### TASK DETAILS
Will you output all of the data below exactly, omitting the images?

### DATASET SECTION
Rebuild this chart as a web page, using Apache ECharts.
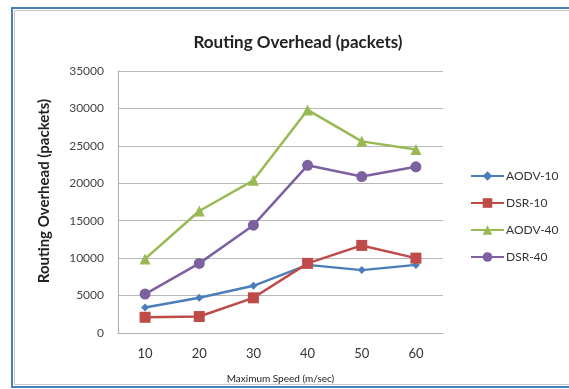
<!DOCTYPE html>
<html>
<head>
<meta charset="utf-8">
<style>
  html, body { margin: 0; padding: 0; background: #ffffff; }
  #chart { width: 569px; height: 389px; }
</style>
<script src="https://cdn.jsdelivr.net/npm/echarts@6/dist/echarts.min.js"></script>
</head>
<body>
<div id="chart"></div>
<script>
// Maximum speed (m/sec) on the category axis
const speeds = ['10', '20', '30', '40', '50', '60'];

// Routing overhead in packets for each protocol / node setting
const aodv10 = [3400, 4700, 6300, 9100, 8400, 9100];
const dsr10  = [2100, 2200, 4700, 9300, 11700, 10000];
const aodv40 = [9900, 16300, 20400, 29800, 25600, 24500];
const dsr40  = [5200, 9300, 14400, 22400, 20900, 22200];

const seriesNames = ['AODV-10', 'DSR-10', 'AODV-40', 'DSR-40'];
const seriesData = [aodv10, dsr10, aodv40, dsr40];
const seriesColors = ['#4a7ebb', '#be4b48', '#98b954', '#7d60a0'];
const seriesSymbols = ['diamond', 'rect', 'triangle', 'circle'];
const symbolSizes = [8, 11, 11, 11];

const font = 'Lato, "Open Sans", sans-serif';

const chart = echarts.init(document.getElementById('chart'), null, { renderer: 'canvas' });

chart.setOption({
  animation: false,
  backgroundColor: '#ffffff',
  textStyle: { fontFamily: font },
  title: {
    text: 'Routing Overhead (packets)',
    left: 293,
    textAlign: 'center',
    top: 29,
    textStyle: { fontFamily: font, fontSize: 17, fontWeight: 'bold', color: '#222' }
  },
  graphic: [
    {
      type: 'rect',
      shape: { x: 12, y: 8, width: 600, height: 379 },
      style: { fill: 'none', stroke: '#4a7ebb', lineWidth: 2 },
      silent: true
    },
    {
      type: 'rect',
      shape: { x: 14.5, y: 10.5, width: 600, height: 374 },
      style: { fill: 'none', stroke: '#c8c8c8', lineWidth: 1 },
      silent: true
    }
  ],
  legend: {
    orient: 'vertical',
    left: 465,
    top: 165,
    itemWidth: 33,
    itemHeight: 12,
    itemGap: 15,
    data: seriesNames,
    textStyle: { fontFamily: font, fontSize: 12, color: '#333', padding: [0, 0, 0, -3] }
  },
  grid: {
    left: 118,
    right: 126,
    top: 71,
    bottom: 56
  },
  xAxis: {
    type: 'category',
    data: speeds,
    boundaryGap: true,
    name: 'Maximum Speed (m/sec)',
    nameLocation: 'middle',
    nameGap: 41,
    nameTextStyle: { fontFamily: font, fontSize: 10, color: '#222' },
    axisLine: { lineStyle: { color: '#b0b0b0', width: 1 } },
    axisTick: { show: false },
    axisLabel: { fontFamily: font, fontSize: 13, color: '#333', margin: 14 }
  },
  yAxis: {
    type: 'value',
    min: 0,
    max: 35000,
    interval: 5000,
    name: 'Routing Overhead (packets)',
    nameLocation: 'middle',
    nameRotate: 90,
    nameGap: 66,
    nameTextStyle: {
      fontFamily: font, fontSize: 15, fontWeight: 'bold', color: '#222',
      padding: [0, 0, 0, 22]
    },
    axisLine: { show: true, lineStyle: { color: '#b0b0b0', width: 1 } },
    axisTick: { show: false },
    axisLabel: {
      fontFamily: font, fontSize: 12, color: '#444', margin: 14,
      formatter: (v) => String(v)
    },
    splitLine: { lineStyle: { color: '#b8b8b8', width: 1 } }
  },
  series: seriesNames.map((name, i) => ({
    name: name,
    type: 'line',
    data: seriesData[i],
    symbol: seriesSymbols[i],
    symbolSize: symbolSizes[i],
    showAllSymbol: true,
    itemStyle: { color: seriesColors[i] },
    lineStyle: { color: seriesColors[i], width: 2.5 },
    z: 2 + i
  }))
});
</script>
</body>
</html>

### RESPONSE
Rebuild this chart as a web page, using Apache ECharts.
<!DOCTYPE html>
<html>
<head>
<meta charset="utf-8">
<style>
  html, body { margin: 0; padding: 0; background: #ffffff; }
  #chart { width: 569px; height: 389px; }
</style>
<script src="https://cdn.jsdelivr.net/npm/echarts@6/dist/echarts.min.js"></script>
</head>
<body>
<div id="chart"></div>
<script>
// Maximum speed (m/sec) on the category axis
const speeds = ['10', '20', '30', '40', '50', '60'];

// Routing overhead in packets for each protocol / node setting
const aodv10 = [3400, 4700, 6300, 9100, 8400, 9100];
const dsr10  = [2100, 2200, 4700, 9300, 11700, 10000];
const aodv40 = [9900, 16300, 20400, 29800, 25600, 24500];
const dsr40  = [5200, 9300, 14400, 22400, 20900, 22200];

const seriesNames = ['AODV-10', 'DSR-10', 'AODV-40', 'DSR-40'];
const seriesData = [aodv10, dsr10, aodv40, dsr40];
const seriesColors = ['#4a7ebb', '#be4b48', '#98b954', '#7d60a0'];
const seriesSymbols = ['diamond', 'rect', 'triangle', 'circle'];
const symbolSizes = [8, 11, 11, 11];

const font = 'Lato, "Open Sans", sans-serif';

const chart = echarts.init(document.getElementById('chart'), null, { renderer: 'canvas' });

chart.setOption({
  animation: false,
  backgroundColor: '#ffffff',
  textStyle: { fontFamily: font },
  title: {
    text: 'Routing Overhead (packets)',
    left: 293,
    textAlign: 'center',
    top: 29,
    textStyle: { fontFamily: font, fontSize: 17, fontWeight: 'bold', color: '#222' }
  },
  graphic: [
    {
      type: 'rect',
      shape: { x: 12, y: 8, width: 600, height: 379 },
      style: { fill: 'none', stroke: '#4a7ebb', lineWidth: 2 },
      silent: true
    },
    {
      type: 'rect',
      shape: { x: 14.5, y: 10.5, width: 600, height: 374 },
      style: { fill: 'none', stroke: '#c8c8c8', lineWidth: 1 },
      silent: true
    }
  ],
  legend: {
    orient: 'vertical',
    left: 465,
    top: 165,
    itemWidth: 33,
    itemHeight: 12,
    itemGap: 15,
    data: seriesNames,
    textStyle: { fontFamily: font, fontSize: 12, color: '#333', padding: [0, 0, 0, -3] }
  },
  grid: {
    left: 118,
    right: 126,
    top: 71,
    bottom: 56
  },
  xAxis: {
    type: 'category',
    data: speeds,
    boundaryGap: true,
    name: 'Maximum Speed (m/sec)',
    nameLocation: 'middle',
    nameGap: 41,
    nameTextStyle: { fontFamily: font, fontSize: 10, color: '#222' },
    axisLine: { lineStyle: { color: '#b0b0b0', width: 1 } },
    axisTick: { show: false },
    axisLabel: { fontFamily: font, fontSize: 13, color: '#333', margin: 14 }
  },
  yAxis: {
    type: 'value',
    min: 0,
    max: 35000,
    interval: 5000,
    name: 'Routing Overhead (packets)',
    nameLocation: 'middle',
    nameRotate: 90,
    nameGap: 66,
    nameTextStyle: {
      fontFamily: font, fontSize: 15, fontWeight: 'bold', color: '#222',
      padding: [0, 0, 0, 22]
    },
    axisLine: { show: true, lineStyle: { color: '#b0b0b0', width: 1 } },
    axisTick: { show: false },
    axisLabel: {
      fontFamily: font, fontSize: 12, color: '#444', margin: 14,
      formatter: (v) => String(v)
    },
    splitLine: { lineStyle: { color: '#b8b8b8', width: 1 } }
  },
  series: seriesNames.map((name, i) => ({
    name: name,
    type: 'line',
    data: seriesData[i],
    symbol: seriesSymbols[i],
    symbolSize: symbolSizes[i],
    showAllSymbol: true,
    itemStyle: { color: seriesColors[i] },
    lineStyle: { color: seriesColors[i], width: 2.5 },
    z: 2 + i
  }))
});
</script>
</body>
</html>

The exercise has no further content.